Since I don't think we care about carbon pollution in a zombie apocalypse, I'm going to assume "efficient" means...
- Won't attract zombies or looters.
- Maintaining and fueling doesn't put you in danger.
- Doesn't require a lot of specialized skills.
- Doesn't require a lot of hard to find parts.
- Fuel is readily available and won't run out in your lifetime.
You're not getting any deliveries any time soon, so anything that requires a non-local fuel is out. If you have any petroleum fuel you probably want to save it to run a diesel vehicle (gasoline goes bad after a few months). That leaves wind, hydro, solar, and biomass... and maybe propane.
That means burning stuff, probably to make steam to turn a turbine. While this is relatively easy, it also produces a lot of smoke, and requires a lot of foraging. The smoke can attract looters and the foraging requires leaving the safety of your fort. And eventually you'll run out of stuff to burn. Also in colder climates your electricity generation and heating will draw from the same fuel supply.
And hey, it's something to do with all those zombies you've been killing at your fence line. You'll probably burn the corpses to keep down the smell, why not get some power out of it? A human body is hard to get started, but once the fat melts it can go for hours. How well they'll burn depends on how much fat the zombies have left on them. Eventually you'll thin out the local zombie population so they're not a viable fuel source. How fast this happens depends on what the population density was when you set up your fort, and how many your fort attracts. If your plan is to attract zombies as a fuel source... I'll move on to the next fort.
If nothing else is available, biomass will work, but upgrade quick.
If you have a river nearby, great! Even better if there's a convenient waterfall. Even better if there's already a convenient hydroelectric dam! Not too big though, that would probably be too complicated to run and maintain. It's quiet. It's unending. Incorporate it into your fort and you have power and fresh water!
The technology isn't complicated, better technology will mean more efficient power extraction. Even if you can't manage an electric generator, the raw mechanical power can help with all sorts of tasks. You don't even need a waterfall, you can put a turbine in a river and draw power from the current.
Quiet. Hidden. Unending. It's perfect... but eventually the bearings will give out. Maybe 10-20 years. Hopefully you can find some spares in that time, or re-establish civilization.
Unlike hydro, which requires a convenient river, solar will always work. In the zombie apocalypse you'll probably be relying on some sort of solar power if nothing else to keep your GPS and radio batteries charged. If you can find some industrial solar panels and batteries, more and more prevalent, you have a nearly maintenance free source of DC power.
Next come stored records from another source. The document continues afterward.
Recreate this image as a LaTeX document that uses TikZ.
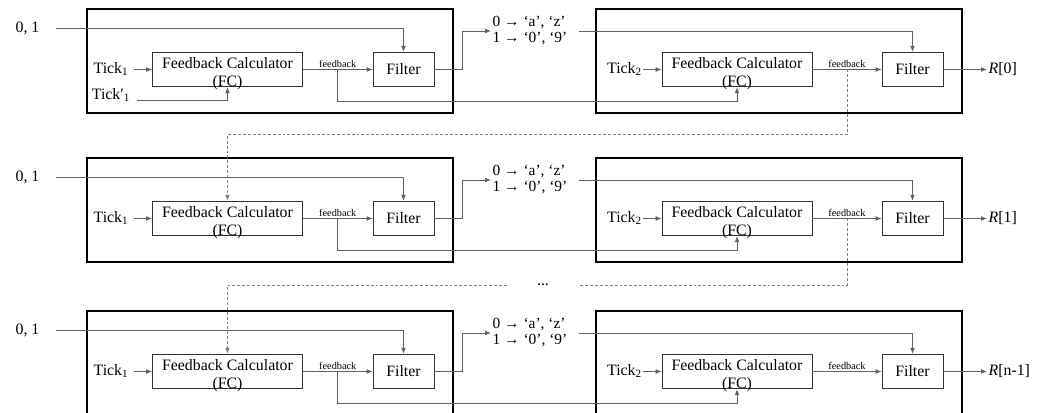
\documentclass[tikz,border=0pt]{standalone}
\usepackage{fontspec}
\setmainfont{Liberation Serif}
\usetikzlibrary{arrows.meta,calc}
\newcommand\mfs{\fontsize{11.9}{13.2}\selectfont}
\begin{document}
\begin{tikzpicture}[x=0.75pt,y=-0.75pt,
  conn/.style={draw=black!62, line width=0.6pt, -{Latex[length=4.5pt,width=3.6pt]}},
  dconn/.style={conn, draw=black!50, dash pattern=on 2.2pt off 1.5pt},
  outerbox/.style={draw=black, line width=1.5pt},
  fcbox/.style={draw=black!80, line width=0.6pt, minimum width=112.5pt, minimum height=26pt, inner sep=0pt},
  filterbox/.style={draw=black!80, line width=0.6pt, minimum width=45.75pt, minimum height=26pt, inner sep=0pt, font=\mfs},
  txt/.style={inner sep=1pt, font=\mfs},
  fbl/.style={font=\fontsize{7.7}{9}\selectfont, inner sep=1.5pt},
]
\useasboundingbox (0,0) rectangle (1046,412);
\clip (0,0) rectangle (1046,412);
\foreach \r/\dy/\lab in {1/0/0, 2/149/1, 3/302/n-1}{
  % outer boxes
  \draw[outerbox] (87,9+\dy) rectangle (453,113+\dy);
  \draw[outerbox] (596,9+\dy) rectangle (962,113+\dy);
  % left half
  \node[txt] (in\r) at (27.5,28+\dy) {0, 1};
  \node[txt] (tkA\r) at (111,69+\dy) {Tick\textsubscript{1}};
  \node[fcbox] (fcA\r) at (227.5,69.5+\dy) {};
  \node[txt, align=center] (fcAt\r) at (227.5,73.5+\dy) {Feedback Calculator\\(FC)};
  \node[filterbox] (flA\r) at (403.5,69.5+\dy) {Filter};
  \node[txt, align=left, font=\fontsize{11.6}{12}\selectfont] (map\r) at (530,31+\dy) {0 → ‘a’, ‘z’\\1 → ‘0’, ‘9’};
  % right half
  \node[txt] (tkB\r) at (624.5,69+\dy) {Tick\textsubscript{2}};
  \node[fcbox] (fcB\r) at (737,69.5+\dy) {};
  \node[txt, align=center] (fcBt\r) at (737,73.5+\dy) {Feedback Calculator\\(FC)};
  \node[filterbox] (flB\r) at (912.5,69.5+\dy) {Filter};
  \node[txt, anchor=west] (out\r) at (987,69.5+\dy) {\textit{R}[\lab]};
  % connectors
  \draw[conn, shorten <=11pt] (in\r.east) -| (flA\r.north);
  \draw[conn, shorten <=3pt] (tkA\r.east |- fcA\r.west) -- (fcA\r.west);
  \draw[conn] (fcA\r.east) -- node[fbl, above] (fbA\r) {feedback} (flA\r.west);
  \coordinate (brA\r) at ($(fcA\r.east)!0.5!(flA\r.west)$);
  \draw[conn] (brA\r) -- ++(0,31.5) -| (fcB\r.south);
  \draw[conn] (flA\r.east) -- ++(28,0) |- (map\r.west);
  \draw[conn, shorten <=7.5pt] (map\r.east) -| (flB\r.north);
  \draw[conn] (tkB\r.east |- fcB\r.west) -- (fcB\r.west);
  \draw[conn] (fcB\r.east) -- node[fbl, above] (fbB\r) {feedback} (flB\r.west);
  \coordinate (brB\r) at ($(fcB\r.east)!0.5!(flB\r.west)$);
  \draw[conn] (flB\r.east) -- (out\r.west);
}
% extra input of the first row
\node[txt] (tkP) at (111,95) {Tick′\textsubscript{1}};
\draw[conn] ([xshift=4pt,yshift=-3.75pt]tkP.east) -| (fcA1.south);
% dashed feedback links between rows
\draw[dconn] (brB1) -- ++(0,65) -| (fcA2.north);
\node[txt, minimum width=54pt, inner sep=0pt] (dots) at (543,285) {...};
\draw[draw=black!50, dash pattern=on 2.2pt off 1.5pt, line width=0.6pt] (brB2) |- (dots.east);
\draw[dconn] (dots.west) -| (fcA3.north);
\end{tikzpicture}
\end{document}
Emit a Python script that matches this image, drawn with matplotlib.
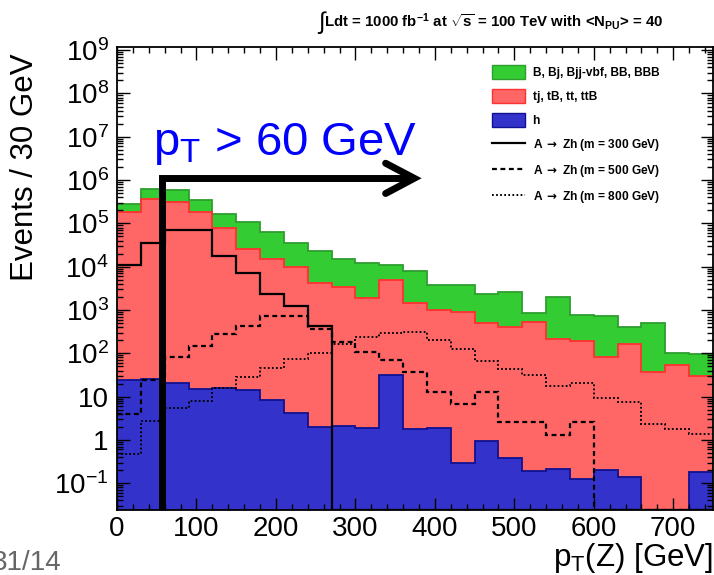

Power generation will depend on the region and season, but why not?
Ready to go solar setups can be looted from most camping stores. Everything from a small panel to keep your phone charged to a 1200Wh 12V AC power supply able to run a fridge.
Quiet. Unending. Ubiquitous. Nearly maintenance free. The only downside is a rooftop full of clean solar panels might tip off looters.
Basically the same as solar, and a great compliment. When it's not sunny it's often windy. Home installation is a bit less prevalent so scrounging up wind turbines won't be quite as easy.
The downside is the turbine, even a small one, will be noticeable to looters. And they do make some noise that might attract zombies and looters from maybe 100 meters away. Also, like hydro, the bearings will eventually fail.
Propane (honorable mention)
Wait wait wait, I thought we ruled out non-renewables? Well... propane is a special case. There's a lot of it around, and there's a lot of home appliances which will run on propane including the most important, most overlooked of all... a refrigerator! And they're quiet.
Solar and wind are unreliable, and refrigeration uses a lot of power. If your batteries run out on a windless summer night and all your food goes bad, that sucks. Having a propane powered refrigerator can save you from starvation.
Look for them in camping stores and in RVs.
So there you have it. Your best bet is hydro, if available. And you should supplement it with solar and wind. Keep biomass and propane available as a last resort.
Hoard good bearings! Efficient power generation requires something to rotate very fast. That means you need good bearings. Bearings wear out, how fast depends on how well maintained they are and how balanced the load on them is. Cheap, poorly balanced bearings will wear out in a few years. Good, well balanced, well maintained bearings might last a few decades. Good bearings require sophisticated metallurgy, you're not likely to be able to make them yourself.
They'll corrode if left on a shelf, so find them early and store them in light oil to prevent corrosion.